Several months ago I came across one of those self-evaluation "tests" with those little checkboxes. This one was to gauge your stress level. If you're undergoing a divorce and/or getting married, award yourself 30 points; changing jobs? 30 points; moving into a new home also gives you 30 points; the birth of a child, 20 points; and so on, all the way down to the little 5- and 3-point stresses. Then you're supposed to add up the points and consult a 0-100 scale that tells you the level of stress you're currently experiencing.

The reason that this particular piece of Americana caught my attention was that, at the time, I had changed jobs, moved into our new home, and welcomed our newborn daughter into our family—all within a six-week period. (I am happy to report, however, that this stressed-out writer and his patient spouse are still joined in blissful matrimony.) What also struck me at the time was the equation of divorce, on the one hand, with changes in employment and residence on the other.

The parallels are there. In your home and community is invested a piece of yourself; in your job lies a part of your identity. There is your relationship with your employer and co-workers, your neighbors and social circle; the goals you are commonly committed to, your mutual dependence upon each other. But there are also grievances and dissatisfactions. Perhaps you find yourself in situations that are emotionally distressing or ethically problematic. Perhaps you feel deprived of the opportunity to realize your true potential. Or perhaps there's just the promise—or hope—of a better job or living environment elsewhere. So you agonize: do these considerations justify abandoning the current commitments and breaking up the current relationship?

According to Chassidic teaching, the parallel runs deeper yet. The Chassidic masters taught that every soul is given its own "portion of the world." The fact that you live in a particular place and labor at a particular vocation is not by chance or fluke. The range of causes that brought you there—beginning with your inborn talents and inclinations all the way through the so-called "coincidences" that pepper every life—are guided by Divine Providence to bring you in contact with those particular "sparks of G‑dliness" which you are charged to redeem. These sparks of spiritual potential depend on you to actualize them, and you need them for your spiritual fulfillment. Just as Heaven assigns a body to every soul and a marriage partner to every man and woman, so is every individual assigned a piece of creation to develop and elevate.

But that's not the entire story. Our Creator has granted us the most precious and dangerous of gifts: freedom of choice. We have the power to improve on what we were given, and the power to destroy it. We can make such a mess of things that we may wake up one morning with the belief that our current relationship is unsalvageable and that the only feasible course of action is a new start somewhere else.


When is it time to get a divorce? The Talmud cites three opinions:

The School of Shammai rules: A man should not divorce his wife unless he discovers in her an immoral matter...

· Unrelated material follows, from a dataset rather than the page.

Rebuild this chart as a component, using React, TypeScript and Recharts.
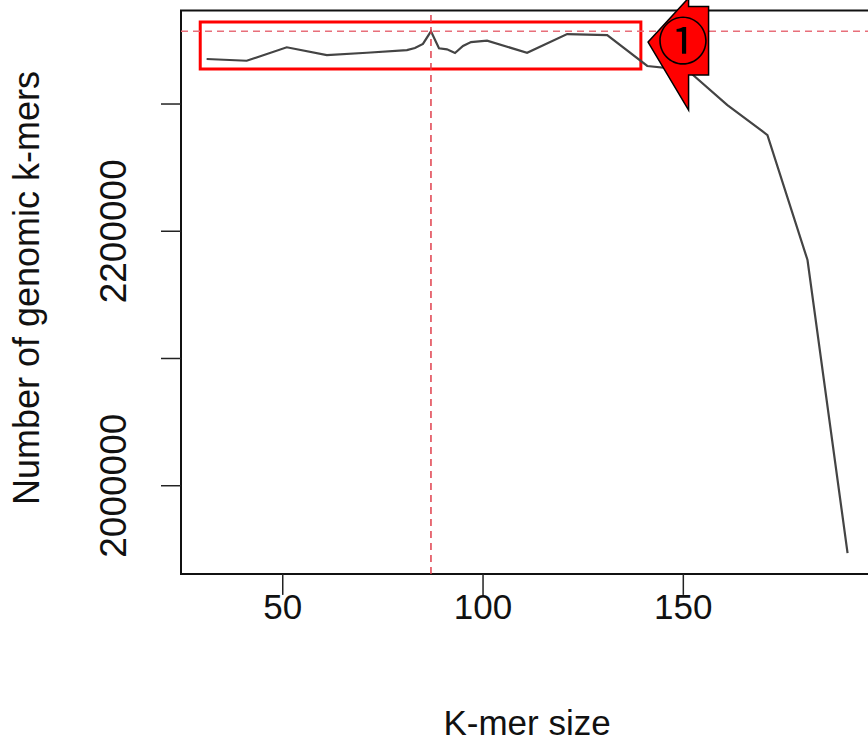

The School of Hillel holds: [He may divorce her] even if she burnt his meal.

Rabbi Akiva says: Even if he found another more beautiful than she.

(All three opinions derive from the same verse in the TorahDeuteronomy 24:1—in the section dealing with the laws of divorce, depending on how a key phrase in that verse is interpreted.)

The halachah (final legal ruling) follows the opinion of the sages of Hillel. But pious behavior (midat chassidut), which holds itself to a standard "beyond the letter of the law," is to accept the stricter criteria put forth by the disciples of Shammai.

In other words, a "divorce" is justified if there is actual damage to your well-being and deprivation of your needs. If you find yourself wed to a life that nightly burns your supper, fouling or depriving you of your material nourishment or spiritual nurture, the Torah understands and condones your decision to sever that relationship and seek a better "marriage."

That is the "letter of the law." But a more altruistic approach states that unless your current situation in life spells a violation of your ethical, moral and religious values (in which case even the sages of Shammai permit, indeed obligate, a dissolution of the marriage) the place to be is the place where you are. Your Creator has placed you there; He has also given you the resources and fortitude to make it work. Sticking it out is not a cop-out—it is to rise to the greater challenge of uncovering those resources and redeeming the "sparks of G‑dliness" entrusted to your care.